I did the only thing you can do in such a situation. I went for a Porter.
 
The Porter on duty was a big, solid chap with a strong, creased face. Had I been told he’d been hand-carved from something ancient and probably oaken, it would have come as no surprise.
 
He followed me into a courtyard and looked up at the half-open office window.
 
 “Oh, for a ladder,” he said, phlegmatically.
 
As it was a weekend, the maintenance department had left all their ladders locked up. We did find an old wooden ladder at the back of the carpenters’ store, in a pile of scrap wood.
 
“I’ll get it,” I said. “As it was me that locked the keys in, I should go up.”
 
We trudged back, leaned the ladder up the wall where it stopped two feet below the little mediaeval looking window, all small glass panes set in iron, half-ajar.
 
“Too short,” was the Porter’s assessment. “How do you feel about going up?”
 
“That last two feet makes me nervous,” I replied, wondering if we could stand the ladder on a nearby bench.
 
“Hold this a moment,” said the Porter, putting a foot on a rung.
 
I grabbed it, presuming he was testing it for strength. Suddenly, he was at the top, with his head in the open half of the window.
 
“I can see the key,” he said. “If nothing else, I can see the key. Hold on a second.”
 
He got his fingers inside the frame, then one shoe on the sandstone window ledge, and then he had one black-trousered leg inside the window.
 
I am tall, but slightly built. I was confident I could have gotten through the small opening the window offered.
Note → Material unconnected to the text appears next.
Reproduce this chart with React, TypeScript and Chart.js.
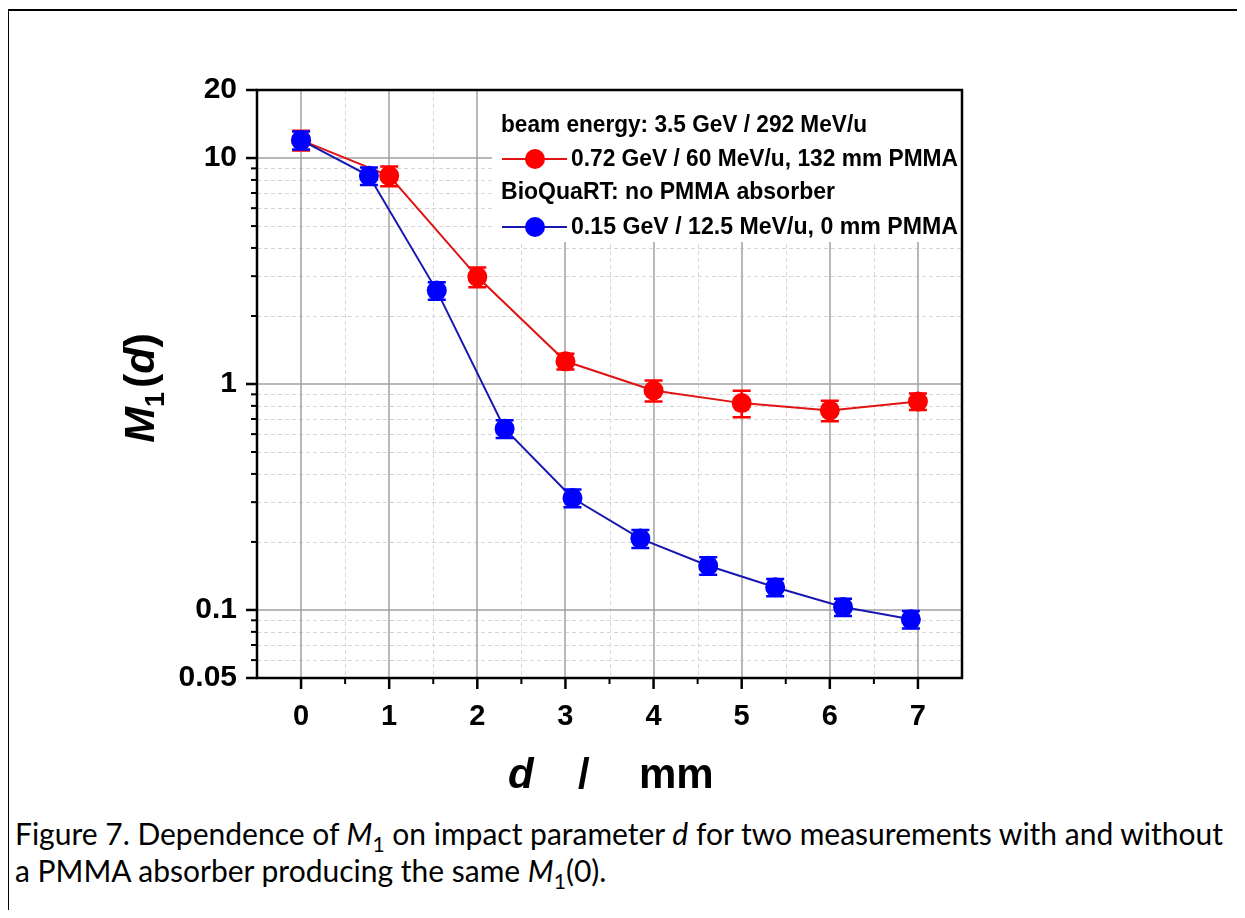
import React, { useEffect, useRef } from "react";
import { Chart, registerables } from "chart.js";

Chart.register(...registerables);

// ---- data ----
const redX = [0, 1, 2, 3, 4, 5, 6, 7];
const redY = [12.0, 8.34, 2.98, 1.26, 0.936, 0.823, 0.764, 0.837];
const redErr = [1.2, 0.83, 0.3, 0.1, 0.1, 0.11, 0.08, 0.07];

const blueX = [0, 0.77, 1.54, 2.31, 3.08, 3.85, 4.62, 5.38, 6.15, 6.92];
const blueY = [12.0, 8.34, 2.59, 0.634, 0.313, 0.207, 0.157, 0.126, 0.103, 0.0909];
const blueErr = [1.1, 0.75, 0.23, 0.057, 0.028, 0.019, 0.014, 0.011, 0.009, 0.008];

const xTickValues = [0, 1, 2, 3, 4, 5, 6, 7];
const xMinorValues = [0.5, 1.5, 2.5, 3.5, 4.5, 5.5, 6.5];
const yLabelValues = [0.05, 0.1, 1, 10, 20];
const yMajorGrid = [0.1, 1, 10];
const yMinorValues = [0.06, 0.07, 0.08, 0.09, 0.2, 0.3, 0.4, 0.5, 0.6, 0.7, 0.8, 0.9, 2, 3, 4, 5, 6, 7, 8, 9];

const legendHeader1 = "beam energy: 3.5 GeV / 292 MeV/u";
const legendRed = "0.72 GeV / 60 MeV/u, 132 mm PMMA";
const legendHeader2 = "BioQuaRT: no PMMA absorber";
const legendBlue = "0.15 GeV / 12.5 MeV/u, 0 mm PMMA";

const RED = "#ff0000";
const RED_LINE = "#e01414";
const BLUE = "#0000ff";
const BLUE_LINE = "#1818b0";

const errorsByDataset = [redErr, blueErr];
const colorsByDataset = [RED, BLUE];

const LEGEND_FONT = 'bold 24px "Liberation Sans Narrow", "Arial Narrow", "Liberation Sans", Arial, sans-serif';
const TITLE_FAMILY = '"Liberation Sans", Arial, sans-serif';

const customPlugin = {
  id: "custom",
  beforeDatasetsDraw(chart: any) {
    const { ctx, chartArea: a, scales } = chart;
    const x = scales.x, y = scales.y;
    ctx.save();
    // minor grid
    ctx.setLineDash([4, 3]);
    ctx.strokeStyle = "#d6d6d6";
    ctx.lineWidth = 1;
    xMinorValues.forEach((v) => {
      const px = Math.round(x.getPixelForValue(v)) + 0.5;
      ctx.beginPath(); ctx.moveTo(px, a.top); ctx.lineTo(px, a.bottom); ctx.stroke();
    });
    yMinorValues.forEach((v) => {
      const py = Math.round(y.getPixelForValue(v)) + 0.5;
      ctx.beginPath(); ctx.moveTo(a.left, py); ctx.lineTo(a.right, py); ctx.stroke();
    });
    // major grid
    ctx.setLineDash([]);
    ctx.strokeStyle = "#a0a0a0";
    ctx.lineWidth = 1.5;
    xTickValues.forEach((v) => {
      const px = Math.round(x.getPixelForValue(v));
      ctx.beginPath(); ctx.moveTo(px, a.top); ctx.lineTo(px, a.bottom); ctx.stroke();
    });
    yMajorGrid.forEach((v) => {
      const py = Math.round(y.getPixelForValue(v));
      ctx.beginPath(); ctx.moveTo(a.left, py); ctx.lineTo(a.right, py); ctx.stroke();
    });
    // legend background
    ctx.fillStyle = "#ffffff";
    ctx.fillRect(a.left + 235, a.top, a.right - a.left - 235, 152);
    ctx.restore();
  },
  afterDatasetDraw(chart: any, args: any) {
    const { ctx, scales } = chart;
    const x = scales.x, y = scales.y;
    const errs = errorsByDataset[args.index];
    const ds = chart.data.datasets[args.index];
    ctx.save();
    ctx.strokeStyle = colorsByDataset[args.index];
    ctx.lineWidth = 2.5;
    ds.data.forEach((p: any, i: number) => {
      const px = x.getPixelForValue(p.x);
      const top = y.getPixelForValue(p.y + errs[i]);
      const bot = y.getPixelForValue(p.y - errs[i]);
      ctx.beginPath();
      ctx.moveTo(px, top); ctx.lineTo(px, bot);
      ctx.moveTo(px - 9, top); ctx.lineTo(px + 9, top);
      ctx.moveTo(px - 9, bot); ctx.lineTo(px + 9, bot);
      ctx.stroke();
    });
    ctx.restore();
  },
  afterDraw(chart: any) {
    const { ctx, chartArea: a, scales } = chart;
    const x = scales.x, y = scales.y;
    ctx.save();
    // frame
    ctx.strokeStyle = "#000";
    ctx.lineWidth = 2.5;
    ctx.strokeRect(a.left, a.top, a.right - a.left, a.bottom - a.top);
    // ticks
    ctx.lineWidth = 2.5;
    xTickValues.forEach((v) => {
      const px = x.getPixelForValue(v);
      ctx.beginPath(); ctx.moveTo(px, a.bottom); ctx.lineTo(px, a.bottom + 11); ctx.stroke();
    });
    ctx.lineWidth = 2;
    xMinorValues.forEach((v) => {
      const px = x.getPixelForValue(v);
      ctx.beginPath(); ctx.moveTo(px, a.bottom); ctx.lineTo(px, a.bottom + 6); ctx.stroke();
    });
    ctx.lineWidth = 2.5;
    yLabelValues.forEach((v) => {
      const py = y.getPixelForValue(v);
      ctx.beginPath(); ctx.moveTo(a.left, py); ctx.lineTo(a.left - 11, py); ctx.stroke();
    });
    ctx.lineWidth = 2;
    yMinorValues.forEach((v) => {
      const py = y.getPixelForValue(v);
      ctx.beginPath(); ctx.moveTo(a.left, py); ctx.lineTo(a.left - 6, py); ctx.stroke();
    });

    // legend
    const lx = a.left + 244;
    const rows = [35, 69, 102, 137];
    ctx.fillStyle = "#000";
    ctx.font = LEGEND_FONT;
    ctx.textBaseline = "middle";
    ctx.textAlign = "left";
    ctx.fillText(legendHeader1, lx, a.top + rows[0], 366);
    ctx.fillText(legendHeader2, lx, a.top + rows[2], 334);
    const sym = (row: number, lineColor: string, fill: string, label: string) => {
      const cy = a.top + row;
      ctx.strokeStyle = lineColor;
      ctx.lineWidth = 2;
      ctx.beginPath(); ctx.moveTo(lx + 1, cy); ctx.lineTo(lx + 66, cy); ctx.stroke();
      ctx.fillStyle = fill;
      ctx.beginPath(); ctx.arc(lx + 34, cy, 10, 0, Math.PI * 2); ctx.fill();
      ctx.fillStyle = "#000";
      ctx.fillText(label, lx + 70, cy, a.right - (lx + 70) - 4);
    };
    sym(rows[1], RED_LINE, RED, legendRed);
    sym(rows[3], BLUE_LINE, BLUE, legendBlue);

    // x title: d / mm
    ctx.fillStyle = "#000";
    ctx.textBaseline = "alphabetic";
    ctx.font = `italic bold 42px ${TITLE_FAMILY}`;
    ctx.fillText("d", 500, 780);
    ctx.font = `bold 42px ${TITLE_FAMILY}`;
    ctx.fillText("/", 570, 780);
    ctx.fillText("mm", 631, 780);

    // y title: M1(d) rotated
    ctx.translate(146, 380);
    ctx.rotate(-Math.PI / 2);
    const parts = [
      { t: "M", f: `italic bold 43px ${TITLE_FAMILY}`, dy: 0 },
      { t: "1", f: `bold 27px ${TITLE_FAMILY}`, dy: 10 },
      { t: "(", f: `bold 43px ${TITLE_FAMILY}`, dy: 0 },
      { t: "d", f: `italic bold 43px ${TITLE_FAMILY}`, dy: 0 },
      { t: ")", f: `bold 43px ${TITLE_FAMILY}`, dy: 0 },
    ];
    let total = 0;
    const widths = parts.map((p) => { ctx.font = p.f; const w = ctx.measureText(p.t).width; total += w; return w; });
    total += 4;
    let cx = -total / 2;
    parts.forEach((p, i) => {
      ctx.font = p.f;
      ctx.fillText(p.t, cx, p.dy);
      cx += widths[i] + (i === 1 ? 4 : 0);
    });
    ctx.restore();
  },
};

export default function App() {
  const canvasRef = useRef<HTMLCanvasElement | null>(null);

  useEffect(() => {
    document.body.style.overflow = "hidden";
    const canvas = canvasRef.current;
    if (!canvas) return;
    const redData = redX.map((v, i) => ({ x: v, y: redY[i] }));
    const blueData = blueX.map((v, i) => ({ x: v, y: blueY[i] }));
    const chart = new Chart(canvas, {
      type: "scatter",
      data: {
        datasets: [
          {
            label: legendRed,
            data: redData,
            showLine: true,
            borderColor: RED_LINE,
            borderWidth: 2,
            pointRadius: 10,
            pointBackgroundColor: RED,
            pointBorderWidth: 0,
            pointBorderColor: RED,
            order: 2,
          },
          {
            label: legendBlue,
            data: blueData,
            showLine: true,
            borderColor: BLUE_LINE,
            borderWidth: 2,
            pointRadius: 10,
            pointBackgroundColor: BLUE,
            pointBorderWidth: 0,
            pointBorderColor: BLUE,
            order: 1,
          },
        ],
      },
      options: {
        animation: false,
        responsive: false,
        devicePixelRatio: 1,
        layout: { padding: { left: 0, right: 283, top: 82, bottom: 0 } },
        plugins: {
          legend: { display: false },
          tooltip: { enabled: false },
        },
        scales: {
          x: {
            type: "linear",
            min: -0.5,
            max: 7.5,
            grid: { display: false, drawTicks: false },
            border: { display: false },
            afterBuildTicks: (s: any) => { s.ticks = xTickValues.map((v) => ({ value: v })); },
            afterFit: (s: any) => { s.height = 130; },
            ticks: {
              autoSkip: false,
              maxRotation: 0,
              padding: 22,
              color: "#000",
              font: { family: TITLE_FAMILY, size: 29, weight: "bold" },
              callback: (v: any) => String(v),
            },
          },
          y: {
            type: "logarithmic",
            min: 0.05,
            max: 20,
            grid: { display: false, drawTicks: false },
            border: { display: false },
            afterBuildTicks: (s: any) => { s.ticks = yLabelValues.map((v) => ({ value: v })); },
            afterFit: (s: any) => { s.width = 249; },
            ticks: {
              autoSkip: false,
              padding: 20,
              color: "#000",
              font: { family: TITLE_FAMILY, size: 30, weight: "bold" },
              callback: (v: any) => (yLabelValues.includes(v) ? String(v) : ""),
            },
          },
        },
      },
      plugins: [customPlugin],
    } as any);
    return () => chart.destroy();
  }, []);

  const capStyle: React.CSSProperties = {
    fontFamily: 'Lato, "Open Sans", sans-serif',
    fontSize: "30px",
    lineHeight: "37px",
    color: "#000",
    whiteSpace: "nowrap",
  };

  return (
    <div style={{ position: "relative", width: 1237, height: 902, background: "#fff" }}>
      <div style={{ position: "absolute", left: -1, top: 1, width: 1246, height: 2, background: "#000" }} />
      <div style={{ position: "absolute", left: -1, top: 1, width: 2, height: 930, background: "#000" }} />
      <canvas
        ref={canvasRef}
        width={1237}
        height={800}
        style={{ position: "absolute", left: 0, top: 0, width: 1237, height: 800 }}
      />
      <div style={{ position: "absolute", left: 7, top: 807, ...capStyle }}>
        <div>
          Figure 7. Dependence of <i>M</i><sub style={{ fontSize: "0.7em", lineHeight: 0 }}>1</sub> on impact parameter{" "}
          <i>d</i> for two measurements with and without
        </div>
        <div>
          a PMMA absorber producing the same <i>M</i>
          <sub style={{ fontSize: "0.7em", lineHeight: 0 }}>1</sub>(0).
        </div>
      </div>
    </div>
  );
}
A man a head taller and built like something recently detached from a cliff face I worried about.
 
He was poised, half-in and half-out, suspended by little but his fingers. “God, I’m going to kill a Porter,” I though, envisaging him falling head-first onto the flagstones.
 
Then with a twist and a duck he was in. Minutes later he was standing in the courtyard, dust all over one knee, handing me the key.
 
“There you are,” he said. “I’ve trees this height at home. Up and down ladders all the time.”